On Tuesday, Twitter's legal vice president Ben Lee said in a blog post that the company has filed a lawsuit in federal court, seeking to publish Twitter's full transparency report without legal ramifications. The suit aims to disclose the actual scope of surveillance of Twitter users by the US government.

Lee said Twitter tried to achieve its desired level of transparency without litigation, but obviously failed. In April, Lee said Twitter provided a draft transparency report addendum to the US Department of Justice and the Federal Bureau of Investigation — but the company was unable to convince either government agency to allow them to publish even a redacted version of the report.

Lee added in the blog post:

It’s our belief that we are entitled under the First Amendment to respond to our users’ concerns and to the statements of US government officials by providing information about the scope of US government surveillance – including what types of legal process have not been received. We should be free to do this in a meaningful way, rather than in broad, inexact ranges.

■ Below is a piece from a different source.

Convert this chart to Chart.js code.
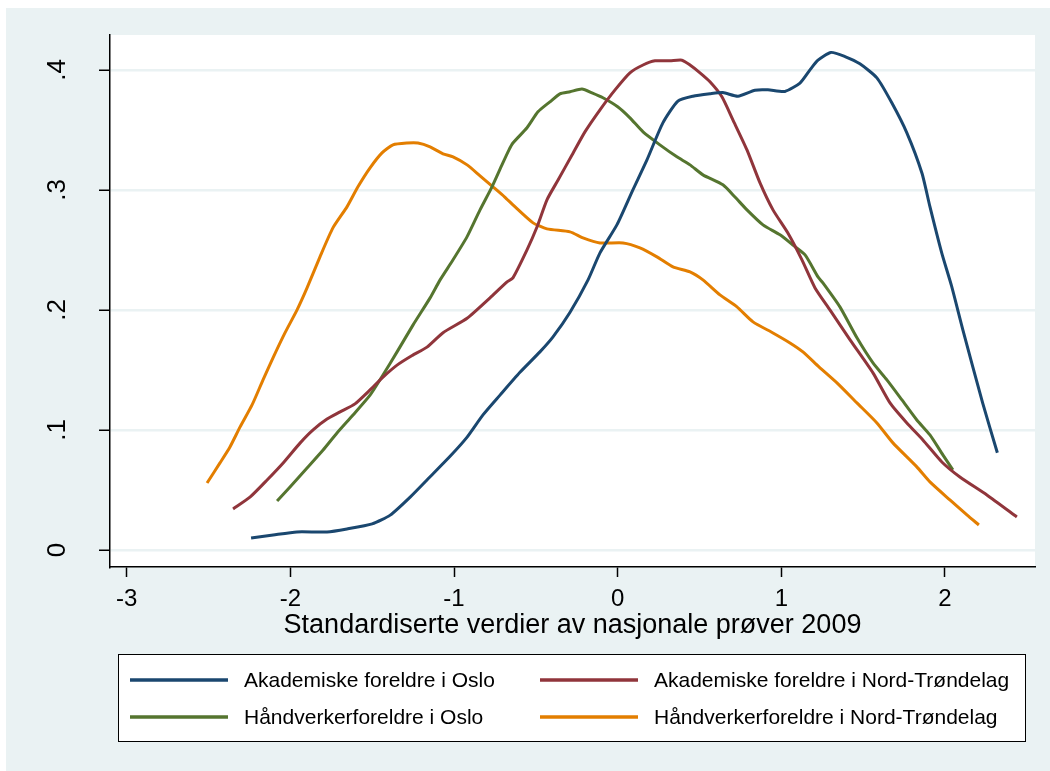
<!DOCTYPE html>
<html>
<head>
<meta charset="utf-8">
<script src="https://cdn.jsdelivr.net/npm/chart.js@4"></script>
<style>
  body { margin: 0; background: #fff; }
  #wrap { width: 1050px; height: 771px; }
</style>
</head>
<body>
<div id="wrap"><canvas id="chart" width="1050" height="771"></canvas></div>
<script>
const xTicks = [-3, -2, -1, 0, 1, 2];
const yTicks = [0, 0.1, 0.2, 0.3, 0.4];
const yTickLabels = ["0", ".1", ".2", ".3", ".4"];

const seriesNames = [
  "Akademiske foreldre i Oslo",
  "Akademiske foreldre i Nord-Trøndelag",
  "Håndverkerforeldre i Oslo",
  "Håndverkerforeldre i Nord-Trøndelag"
];

const akadOsloX = [-2.24, -2.105, -1.96, -1.776, -1.654, -1.50, -1.39, -1.268, -1.146, -1.024, -0.92, -0.823, -0.719, -0.597, -0.475, -0.395, -0.291, -0.181, -0.108, -0.004, 0.093, 0.179, 0.277, 0.368, 0.46, 0.564, 0.643, 0.735, 0.839, 0.918, 1.022, 1.114, 1.175, 1.224, 1.303, 1.389, 1.48, 1.584, 1.675, 1.767, 1.859, 1.908, 1.98, 2.04, 2.11, 2.23, 2.32];
const akadOsloY = [0.010, 0.0125, 0.015, 0.015, 0.0175, 0.0217, 0.029, 0.044, 0.061, 0.078, 0.094, 0.1125, 0.129, 0.148, 0.165, 0.1775, 0.198, 0.225, 0.2475, 0.271, 0.30, 0.325, 0.356, 0.374, 0.378, 0.380, 0.381, 0.378, 0.383, 0.3833, 0.382, 0.389, 0.40, 0.408, 0.4145, 0.411, 0.405, 0.3933, 0.3725, 0.3475, 0.314, 0.286, 0.2475, 0.22, 0.183, 0.1225, 0.081];

const akadNTX = [-2.35, -2.245, -2.142, -2.044, -1.941, -1.861, -1.776, -1.696, -1.605, -1.513, -1.434, -1.348, -1.256, -1.165, -1.067, -0.92, -0.78, -0.676, -0.64, -0.554, -0.493, -0.432, -0.365, -0.279, -0.2, -0.108, -0.016, 0.075, 0.155, 0.228, 0.319, 0.393, 0.442, 0.503, 0.564, 0.637, 0.704, 0.79, 0.869, 0.949, 1.04, 1.126, 1.206, 1.297, 1.42, 1.56, 1.664, 1.767, 1.865, 1.981, 2.091, 2.256, 2.439];
const akadNTY = [0.0342, 0.0442, 0.0583, 0.0725, 0.089, 0.1, 0.109, 0.115, 0.1217, 0.1333, 0.144, 0.154, 0.162, 0.169, 0.181, 0.193, 0.21, 0.2233, 0.2267, 0.25, 0.269, 0.2917, 0.308, 0.329, 0.3483, 0.3667, 0.3833, 0.3975, 0.404, 0.4075, 0.4075, 0.408, 0.404, 0.3975, 0.39, 0.3775, 0.3583, 0.3333, 0.306, 0.2833, 0.264, 0.2417, 0.2183, 0.20, 0.175, 0.1475, 0.1225, 0.1058, 0.0917, 0.0733, 0.0608, 0.0458, 0.0275];

const handOsloX = [-2.081, -2.002, -1.898, -1.8, -1.715, -1.617, -1.513, -1.434, -1.348, -1.25, -1.146, -1.085, -1.006, -0.92, -0.841, -0.768, -0.707, -0.664, -0.64, -0.554, -0.487, -0.414, -0.353, -0.291, -0.218, -0.157, -0.09, 0.002, 0.075, 0.155, 0.258, 0.362, 0.442, 0.521, 0.643, 0.717, 0.79, 0.888, 0.992, 1.071, 1.145, 1.224, 1.254, 1.358, 1.462, 1.56, 1.645, 1.737, 1.828, 1.908, 1.987, 2.048];
const handOsloY = [0.0408, 0.0525, 0.0683, 0.0833, 0.0975, 0.1125, 0.129, 0.1458, 0.165, 0.1875, 0.21, 0.225, 0.2417, 0.261, 0.2833, 0.3025, 0.3208, 0.3333, 0.339, 0.3517, 0.365, 0.3733, 0.38, 0.3817, 0.384, 0.3808, 0.3767, 0.369, 0.36, 0.3483, 0.3375, 0.3275, 0.3208, 0.3125, 0.3042, 0.294, 0.2833, 0.2708, 0.2625, 0.254, 0.2458, 0.2275, 0.2225, 0.2025, 0.1767, 0.1558, 0.1417, 0.125, 0.1083, 0.0958, 0.0792, 0.0667];

const handNTX = [-2.509, -2.43, -2.369, -2.307, -2.234, -2.167, -2.106, -2.033, -1.959, -1.898, -1.819, -1.74, -1.654, -1.587, -1.513, -1.44, -1.373, -1.287, -1.22, -1.146, -1.067, -1.006, -0.92, -0.841, -0.762, -0.69, -0.64, -0.517, -0.432, -0.291, -0.212, -0.108, 0.033, 0.136, 0.24, 0.338, 0.442, 0.521, 0.625, 0.729, 0.827, 0.949, 1.053, 1.132, 1.23, 1.34, 1.462, 1.584, 1.682, 1.828, 1.908, 2.03, 2.134, 2.207];
const handNTY = [0.0558, 0.0725, 0.0858, 0.1025, 0.1208, 0.1417, 0.16, 0.1808, 0.2, 0.2183, 0.2442, 0.2683, 0.2858, 0.3025, 0.3183, 0.3308, 0.3375, 0.339, 0.339, 0.3358, 0.33, 0.3275, 0.3208, 0.3117, 0.3025, 0.294, 0.2875, 0.2725, 0.2675, 0.265, 0.26, 0.2558, 0.2558, 0.2517, 0.2442, 0.2358, 0.2317, 0.225, 0.2125, 0.2025, 0.19, 0.1808, 0.1725, 0.165, 0.1525, 0.1392, 0.1225, 0.1058, 0.0892, 0.0692, 0.0567, 0.0417, 0.0292, 0.0208];

const colors = ["#1A476F", "#90353B", "#55752F", "#E37E00"];
const BG = "#EAF2F3";
const FONT = "'Liberation Sans', Arial, sans-serif";

function pts(xs, ys) {
  return xs.map((x, i) => ({ x: x, y: ys[i] }));
}

const allSeries = [
  pts(akadOsloX, akadOsloY),
  pts(akadNTX, akadNTY),
  pts(handOsloX, handOsloY),
  pts(handNTX, handNTY)
];

// background: light graph region + white plot region
const bgPlugin = {
  id: "bg",
  beforeDraw(chart) {
    const ctx = chart.ctx;
    const a = chart.chartArea;
    ctx.save();
    ctx.fillStyle = "#fff";
    ctx.fillRect(0, 0, chart.width, chart.height);
    ctx.fillStyle = BG;
    ctx.fillRect(6, 8, chart.width - 6, chart.height - 8);
    ctx.fillStyle = "#fff";
    ctx.fillRect(a.left, a.top, a.right - a.left, a.bottom - a.top);
    ctx.restore();
  }
};

// rotated y tick labels
const yLabelPlugin = {
  id: "ylabels",
  afterDraw(chart) {
    const ctx = chart.ctx;
    const ys = chart.scales.y;
    ctx.save();
    ctx.font = "26px " + FONT;
    ctx.fillStyle = "#000";
    ctx.textAlign = "center";
    ctx.textBaseline = "middle";
    ys.ticks.forEach((t, i) => {
      const py = ys.getPixelForValue(t.value);
      ctx.save();
      ctx.translate(ys.right - 52, py);
      ctx.rotate(-Math.PI / 2);
      ctx.fillText(yTickLabels[i], 0, 0);
      ctx.restore();
    });
    ctx.restore();
  }
};

// boxed two-column legend like Stata
const legendPlugin = {
  id: "boxlegend",
  afterDraw(chart) {
    const ctx = chart.ctx;
    const box = { x: 118, y: 654, w: 907, h: 87 };
    ctx.save();
    ctx.fillStyle = "#fff";
    ctx.fillRect(box.x, box.y, box.w, box.h);
    ctx.strokeStyle = "#000";
    ctx.lineWidth = 1;
    ctx.strokeRect(box.x + 0.5, box.y + 0.5, box.w, box.h);
    ctx.font = "21px " + FONT;
    ctx.textBaseline = "middle";
    ctx.textAlign = "left";
    chart.data.datasets.forEach((ds, i) => {
      const col = i % 2;
      const row = Math.floor(i / 2);
      const lx = col === 0 ? 130 : 540;
      const ly = 680 + row * 37;
      ctx.strokeStyle = ds.borderColor;
      ctx.lineWidth = 3.5;
      ctx.beginPath();
      ctx.moveTo(lx, ly);
      ctx.lineTo(lx + 98, ly);
      ctx.stroke();
      ctx.fillStyle = "#000";
      ctx.fillText(ds.label, lx + 114, ly + 1);
    });
    ctx.restore();
  }
};

const ctx = document.getElementById("chart").getContext("2d");

new Chart(ctx, {
  type: "line",
  data: {
    datasets: allSeries.map((d, i) => ({
      label: seriesNames[i],
      data: d,
      borderColor: colors[i],
      backgroundColor: colors[i],
      borderWidth: 3,
      pointRadius: 0,
      tension: 0.2,
      fill: false
    }))
  },
  options: {
    responsive: false,
    animation: false,
    devicePixelRatio: 1,
    layout: { padding: { left: 0, top: 35, right: 15, bottom: 129 } },
    plugins: {
      legend: { display: false },
      tooltip: { enabled: false }
    },
    scales: {
      x: {
        type: "linear",
        min: -3.102,
        max: 2.55,
        afterBuildTicks: s => { s.ticks = xTicks.map(v => ({ value: v })); },
        afterFit: s => { s.height = 75; },
        border: { display: true, color: "#000", width: 1.5 },
        grid: { drawOnChartArea: false, drawTicks: true, tickLength: 10, tickColor: "#000", tickWidth: 1.5 },
        ticks: {
          color: "#000",
          font: { family: FONT, size: 24 },
          padding: 8,
          maxRotation: 0,
          callback: v => String(v)
        },
        title: {
          display: true,
          text: "Standardiserte verdier av nasjonale prøver 2009",
          color: "#000",
          font: { family: FONT, size: 27 },
          padding: { top: 0, bottom: 0 }
        }
      },
      y: {
        type: "linear",
        min: -0.0142,
        max: 0.429,
        afterBuildTicks: s => { s.ticks = yTicks.map(v => ({ value: v })); },
        afterFit: s => { s.width = 110; },
        border: { display: true, color: "#000", width: 1.5 },
        grid: { color: BG, lineWidth: 2.5, drawTicks: true, tickLength: 11, tickColor: "#000", tickWidth: 1.5 },
        ticks: { display: false }
      }
    }
  },
  plugins: [bgPlugin, yLabelPlugin, legendPlugin]
});
</script>
</body>
</html>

Lee said Twitter will continue to fight for comprehensive reform of government surveillance powers in the US by supporting the proposed USA Freedom Act of 2014, which was introduced by Senate Judiciary Committee Chairman Patrick Leahy.

Twitter's latest move seems to expand on similar battles being fought by a handful of other tech giants. In September, Yahoo said it was threatened by the US government with $250,000 in daily fines over data requests dating back to 2008. Also in September, Microsoft refused to hand over foreign data to government agencies and was found in contempt of court.

The software giant insisted that data held in its Dublin, Ireland datacenter was untouchable by a US search warrant.